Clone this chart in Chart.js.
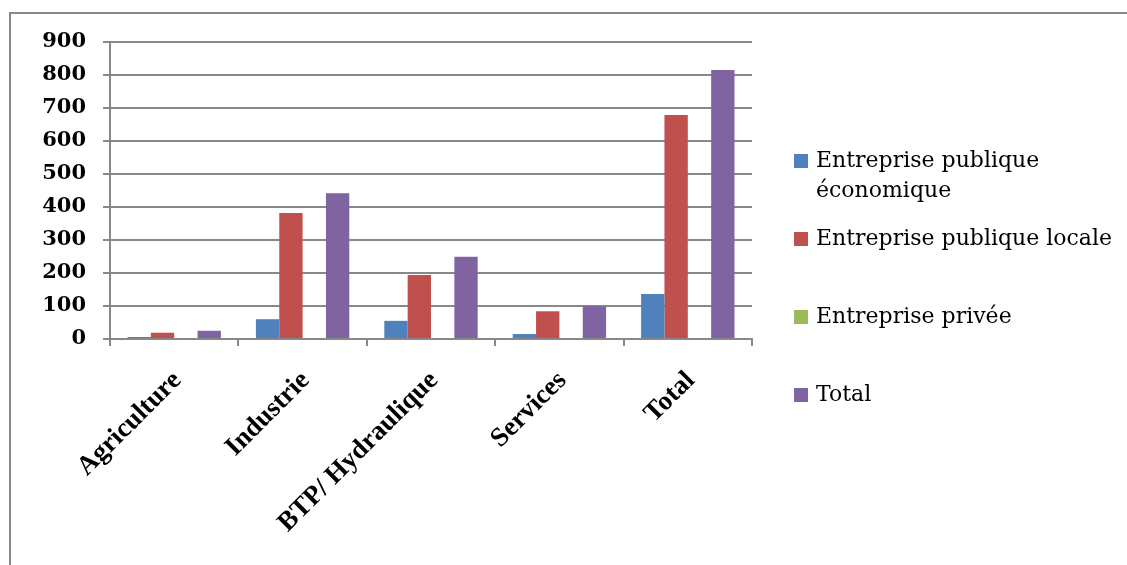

...

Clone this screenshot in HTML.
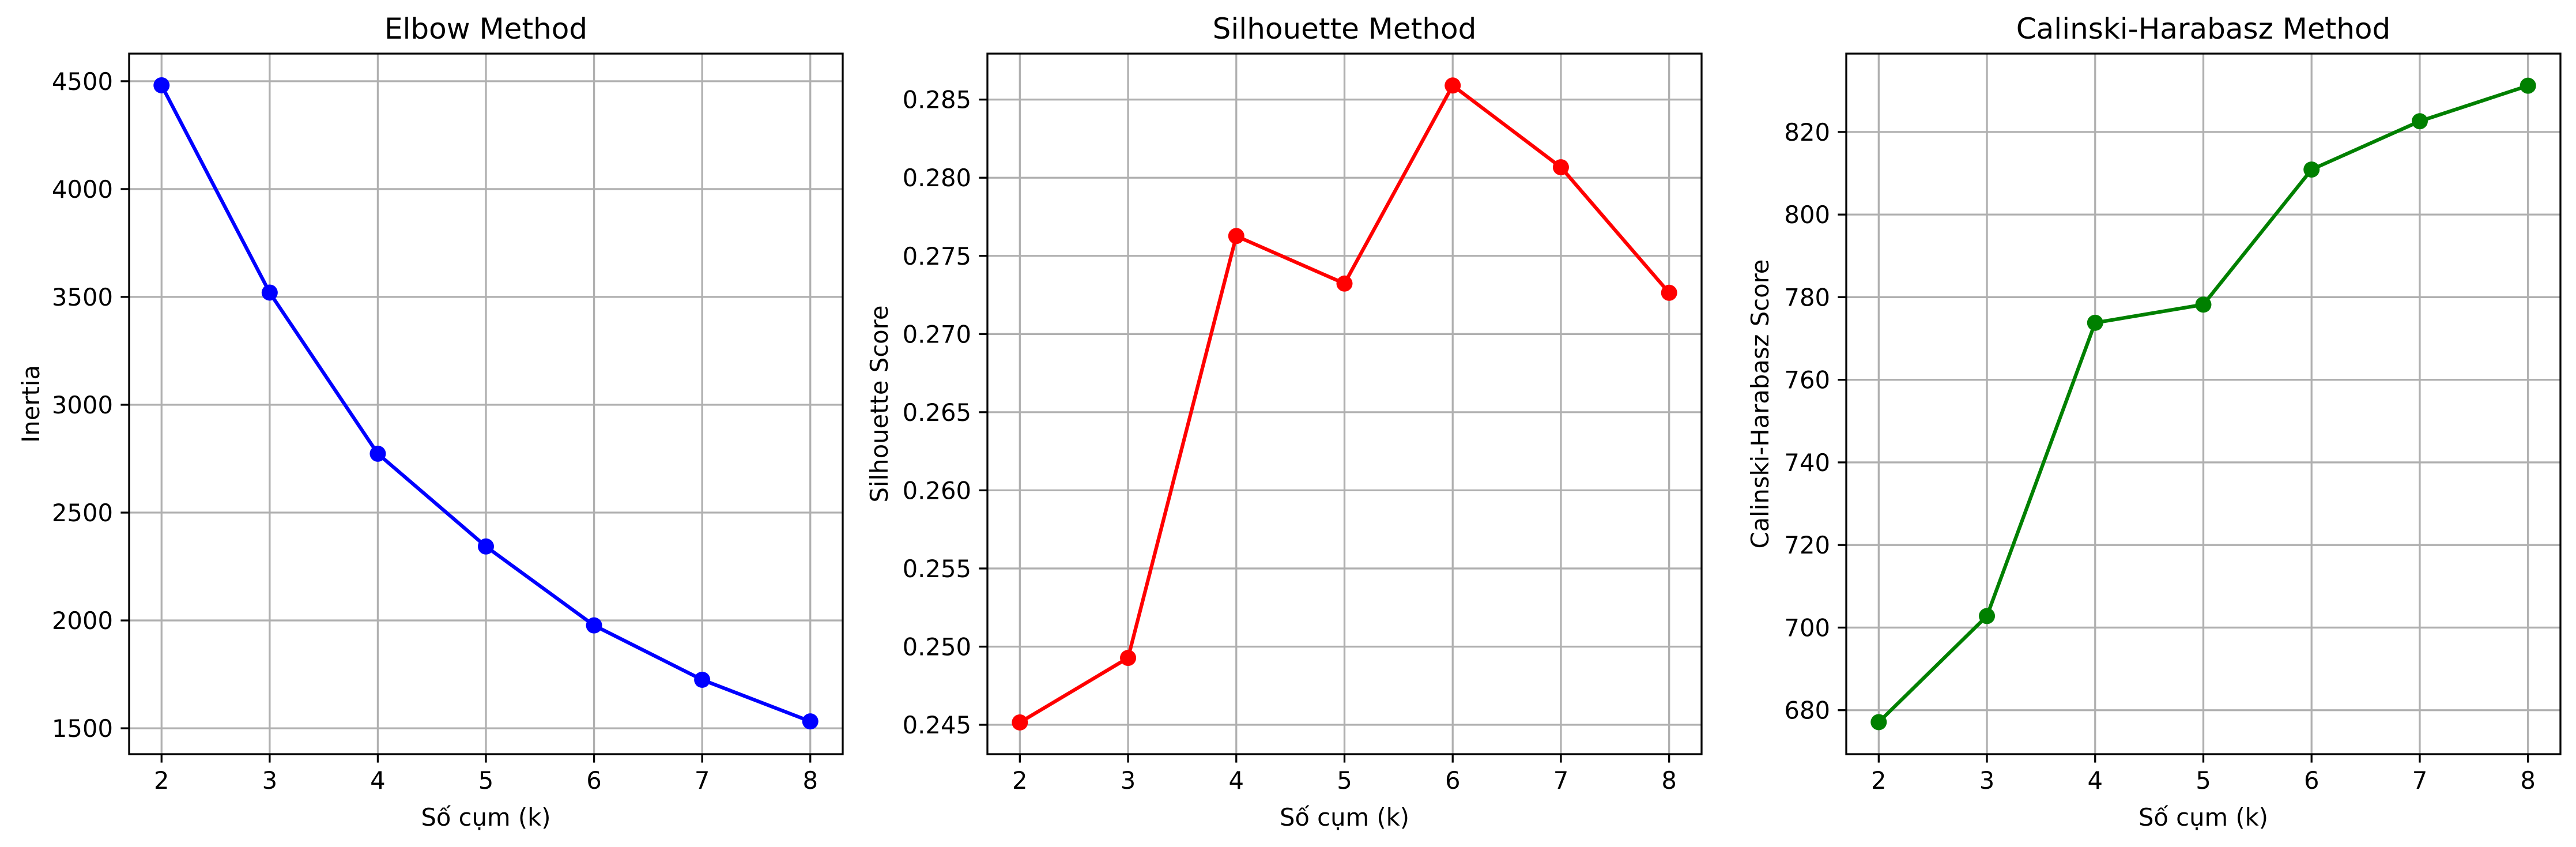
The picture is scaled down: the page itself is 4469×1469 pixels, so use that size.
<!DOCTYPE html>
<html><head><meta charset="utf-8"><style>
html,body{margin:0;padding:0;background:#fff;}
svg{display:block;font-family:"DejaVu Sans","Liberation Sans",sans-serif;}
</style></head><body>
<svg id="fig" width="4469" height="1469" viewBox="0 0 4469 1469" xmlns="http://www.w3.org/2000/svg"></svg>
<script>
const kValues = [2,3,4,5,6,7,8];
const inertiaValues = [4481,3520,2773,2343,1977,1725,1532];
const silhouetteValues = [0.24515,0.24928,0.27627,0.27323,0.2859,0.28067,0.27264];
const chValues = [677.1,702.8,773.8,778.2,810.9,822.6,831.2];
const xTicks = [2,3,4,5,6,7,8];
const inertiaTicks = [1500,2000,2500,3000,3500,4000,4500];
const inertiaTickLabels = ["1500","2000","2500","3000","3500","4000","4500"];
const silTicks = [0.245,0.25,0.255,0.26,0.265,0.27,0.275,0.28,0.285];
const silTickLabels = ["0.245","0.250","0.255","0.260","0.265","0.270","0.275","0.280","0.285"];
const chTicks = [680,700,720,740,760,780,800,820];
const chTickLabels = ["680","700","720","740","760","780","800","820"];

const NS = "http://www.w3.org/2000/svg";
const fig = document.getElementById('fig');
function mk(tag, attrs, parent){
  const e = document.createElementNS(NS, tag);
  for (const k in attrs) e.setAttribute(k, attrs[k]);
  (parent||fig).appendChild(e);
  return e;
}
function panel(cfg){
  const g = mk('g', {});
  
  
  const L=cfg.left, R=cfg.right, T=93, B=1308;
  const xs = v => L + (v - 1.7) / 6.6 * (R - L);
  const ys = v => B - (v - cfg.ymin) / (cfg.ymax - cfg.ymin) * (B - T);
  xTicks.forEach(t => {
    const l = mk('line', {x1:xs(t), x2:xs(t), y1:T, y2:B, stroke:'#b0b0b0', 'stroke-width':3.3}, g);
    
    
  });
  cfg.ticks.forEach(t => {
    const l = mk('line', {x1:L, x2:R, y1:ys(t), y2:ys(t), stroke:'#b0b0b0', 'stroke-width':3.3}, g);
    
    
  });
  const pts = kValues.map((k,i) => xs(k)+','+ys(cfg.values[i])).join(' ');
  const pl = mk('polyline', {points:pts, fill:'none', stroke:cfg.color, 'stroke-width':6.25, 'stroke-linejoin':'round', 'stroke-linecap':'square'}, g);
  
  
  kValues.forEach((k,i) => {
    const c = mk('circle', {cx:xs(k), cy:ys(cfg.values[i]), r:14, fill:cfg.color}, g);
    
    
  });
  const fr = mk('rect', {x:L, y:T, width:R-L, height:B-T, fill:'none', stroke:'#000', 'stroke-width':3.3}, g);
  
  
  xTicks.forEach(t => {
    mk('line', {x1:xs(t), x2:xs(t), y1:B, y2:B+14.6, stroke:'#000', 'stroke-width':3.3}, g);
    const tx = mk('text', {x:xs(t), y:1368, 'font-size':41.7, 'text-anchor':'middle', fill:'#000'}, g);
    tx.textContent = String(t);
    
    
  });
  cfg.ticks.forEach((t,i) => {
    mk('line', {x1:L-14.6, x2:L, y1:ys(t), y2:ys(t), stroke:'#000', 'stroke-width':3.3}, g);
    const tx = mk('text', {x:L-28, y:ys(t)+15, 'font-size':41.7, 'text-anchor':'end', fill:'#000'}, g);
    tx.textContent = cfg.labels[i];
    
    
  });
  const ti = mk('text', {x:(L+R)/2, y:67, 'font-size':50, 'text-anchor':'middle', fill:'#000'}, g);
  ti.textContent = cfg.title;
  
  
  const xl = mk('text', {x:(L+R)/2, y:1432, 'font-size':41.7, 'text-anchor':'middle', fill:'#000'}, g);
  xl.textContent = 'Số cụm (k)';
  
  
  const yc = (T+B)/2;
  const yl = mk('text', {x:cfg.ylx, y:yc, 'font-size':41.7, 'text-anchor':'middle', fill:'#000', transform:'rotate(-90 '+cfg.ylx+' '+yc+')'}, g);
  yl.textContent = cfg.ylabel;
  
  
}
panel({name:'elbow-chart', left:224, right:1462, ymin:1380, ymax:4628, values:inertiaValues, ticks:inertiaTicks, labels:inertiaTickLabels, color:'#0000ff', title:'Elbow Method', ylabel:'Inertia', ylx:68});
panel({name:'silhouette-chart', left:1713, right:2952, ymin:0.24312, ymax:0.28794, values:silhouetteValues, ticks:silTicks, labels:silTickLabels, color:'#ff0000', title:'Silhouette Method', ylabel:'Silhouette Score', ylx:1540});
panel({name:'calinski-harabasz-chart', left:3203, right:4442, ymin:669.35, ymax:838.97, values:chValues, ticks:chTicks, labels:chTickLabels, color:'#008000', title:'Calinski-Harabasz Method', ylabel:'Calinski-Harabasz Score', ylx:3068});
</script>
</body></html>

==

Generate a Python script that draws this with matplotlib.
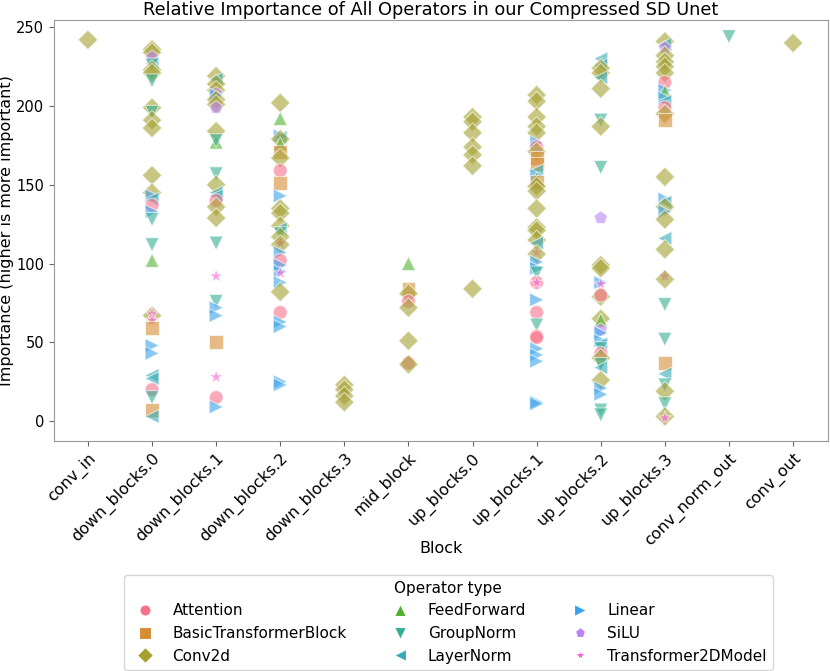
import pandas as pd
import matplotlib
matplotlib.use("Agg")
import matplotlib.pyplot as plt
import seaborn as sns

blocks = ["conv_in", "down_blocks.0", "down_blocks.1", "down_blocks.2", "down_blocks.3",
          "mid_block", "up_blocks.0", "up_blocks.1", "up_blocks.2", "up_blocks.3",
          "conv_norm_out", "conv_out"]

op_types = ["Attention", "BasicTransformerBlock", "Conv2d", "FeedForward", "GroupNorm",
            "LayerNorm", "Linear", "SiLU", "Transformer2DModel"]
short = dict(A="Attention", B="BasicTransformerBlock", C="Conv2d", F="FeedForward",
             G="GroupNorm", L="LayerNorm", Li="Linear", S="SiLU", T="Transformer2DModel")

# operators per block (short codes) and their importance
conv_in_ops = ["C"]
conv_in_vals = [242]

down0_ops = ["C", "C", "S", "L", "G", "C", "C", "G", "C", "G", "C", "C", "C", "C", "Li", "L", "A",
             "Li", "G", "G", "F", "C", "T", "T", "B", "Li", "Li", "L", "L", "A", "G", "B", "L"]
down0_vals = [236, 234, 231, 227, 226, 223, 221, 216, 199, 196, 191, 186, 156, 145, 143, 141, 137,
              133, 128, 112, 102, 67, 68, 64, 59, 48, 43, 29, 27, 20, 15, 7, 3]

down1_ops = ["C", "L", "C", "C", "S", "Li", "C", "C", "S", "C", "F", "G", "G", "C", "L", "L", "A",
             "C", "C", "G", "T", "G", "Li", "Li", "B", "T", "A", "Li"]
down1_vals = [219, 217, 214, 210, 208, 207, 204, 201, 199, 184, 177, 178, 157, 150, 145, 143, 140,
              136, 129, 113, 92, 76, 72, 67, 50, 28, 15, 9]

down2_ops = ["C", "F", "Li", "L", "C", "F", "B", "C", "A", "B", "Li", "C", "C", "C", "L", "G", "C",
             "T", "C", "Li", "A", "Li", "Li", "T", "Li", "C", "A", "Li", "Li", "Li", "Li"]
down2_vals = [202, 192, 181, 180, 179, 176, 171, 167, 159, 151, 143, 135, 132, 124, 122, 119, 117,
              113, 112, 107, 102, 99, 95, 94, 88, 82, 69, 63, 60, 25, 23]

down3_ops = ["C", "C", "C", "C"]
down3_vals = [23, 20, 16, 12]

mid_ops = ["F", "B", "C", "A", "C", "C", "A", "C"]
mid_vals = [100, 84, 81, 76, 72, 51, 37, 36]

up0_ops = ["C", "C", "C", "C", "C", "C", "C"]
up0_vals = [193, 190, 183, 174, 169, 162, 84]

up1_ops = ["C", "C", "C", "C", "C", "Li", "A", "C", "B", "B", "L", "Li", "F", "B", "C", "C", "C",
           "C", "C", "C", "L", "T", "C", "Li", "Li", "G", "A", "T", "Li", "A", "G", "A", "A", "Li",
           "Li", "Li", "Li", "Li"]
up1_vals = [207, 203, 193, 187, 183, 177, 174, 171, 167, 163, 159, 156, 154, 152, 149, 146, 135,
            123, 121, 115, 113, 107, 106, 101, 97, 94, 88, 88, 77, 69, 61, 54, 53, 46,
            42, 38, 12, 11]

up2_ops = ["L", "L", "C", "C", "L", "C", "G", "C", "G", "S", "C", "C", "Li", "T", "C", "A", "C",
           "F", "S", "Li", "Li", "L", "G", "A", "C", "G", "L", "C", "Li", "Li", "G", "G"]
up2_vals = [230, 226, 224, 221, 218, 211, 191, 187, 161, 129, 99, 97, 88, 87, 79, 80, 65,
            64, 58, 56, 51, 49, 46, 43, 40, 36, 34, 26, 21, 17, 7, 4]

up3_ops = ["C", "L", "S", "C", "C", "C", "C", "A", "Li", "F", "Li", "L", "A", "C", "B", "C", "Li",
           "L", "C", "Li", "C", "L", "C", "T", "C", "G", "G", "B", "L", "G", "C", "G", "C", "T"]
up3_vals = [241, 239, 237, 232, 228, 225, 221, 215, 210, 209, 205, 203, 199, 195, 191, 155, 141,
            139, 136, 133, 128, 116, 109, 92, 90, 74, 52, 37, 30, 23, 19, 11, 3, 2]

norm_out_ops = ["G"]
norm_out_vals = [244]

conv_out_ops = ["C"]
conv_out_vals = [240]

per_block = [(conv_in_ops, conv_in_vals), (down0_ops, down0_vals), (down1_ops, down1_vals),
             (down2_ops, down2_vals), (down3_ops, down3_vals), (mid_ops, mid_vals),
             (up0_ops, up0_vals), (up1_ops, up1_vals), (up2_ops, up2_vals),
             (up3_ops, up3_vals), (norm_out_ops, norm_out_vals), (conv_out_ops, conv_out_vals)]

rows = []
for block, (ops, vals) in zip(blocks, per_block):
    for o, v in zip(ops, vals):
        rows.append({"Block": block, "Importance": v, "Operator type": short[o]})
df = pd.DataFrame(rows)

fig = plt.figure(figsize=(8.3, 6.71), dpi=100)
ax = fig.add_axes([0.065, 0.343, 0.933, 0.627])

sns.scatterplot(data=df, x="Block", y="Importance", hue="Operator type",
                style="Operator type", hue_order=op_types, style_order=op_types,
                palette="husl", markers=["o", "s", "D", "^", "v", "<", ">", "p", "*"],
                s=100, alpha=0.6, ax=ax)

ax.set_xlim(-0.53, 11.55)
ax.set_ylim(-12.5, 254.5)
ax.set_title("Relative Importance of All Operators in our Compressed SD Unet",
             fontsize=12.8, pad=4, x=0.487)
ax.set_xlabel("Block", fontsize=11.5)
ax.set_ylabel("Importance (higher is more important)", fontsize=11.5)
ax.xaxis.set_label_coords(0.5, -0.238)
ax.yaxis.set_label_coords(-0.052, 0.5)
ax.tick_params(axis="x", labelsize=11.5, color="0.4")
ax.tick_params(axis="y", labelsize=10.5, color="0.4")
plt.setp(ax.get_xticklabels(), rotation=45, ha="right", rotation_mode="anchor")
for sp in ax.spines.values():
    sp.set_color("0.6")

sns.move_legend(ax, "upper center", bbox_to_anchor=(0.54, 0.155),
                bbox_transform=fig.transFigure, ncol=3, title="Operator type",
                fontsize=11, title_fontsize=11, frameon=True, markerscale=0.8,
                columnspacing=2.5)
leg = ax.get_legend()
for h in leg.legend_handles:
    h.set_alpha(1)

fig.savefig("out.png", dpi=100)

» WHAT IS EXPECTED:
Pull out each line of the entries that contains "script".

» FINISHED ANSWER:
<script>
</script>
Generate a Python script that draws this with matplotlib.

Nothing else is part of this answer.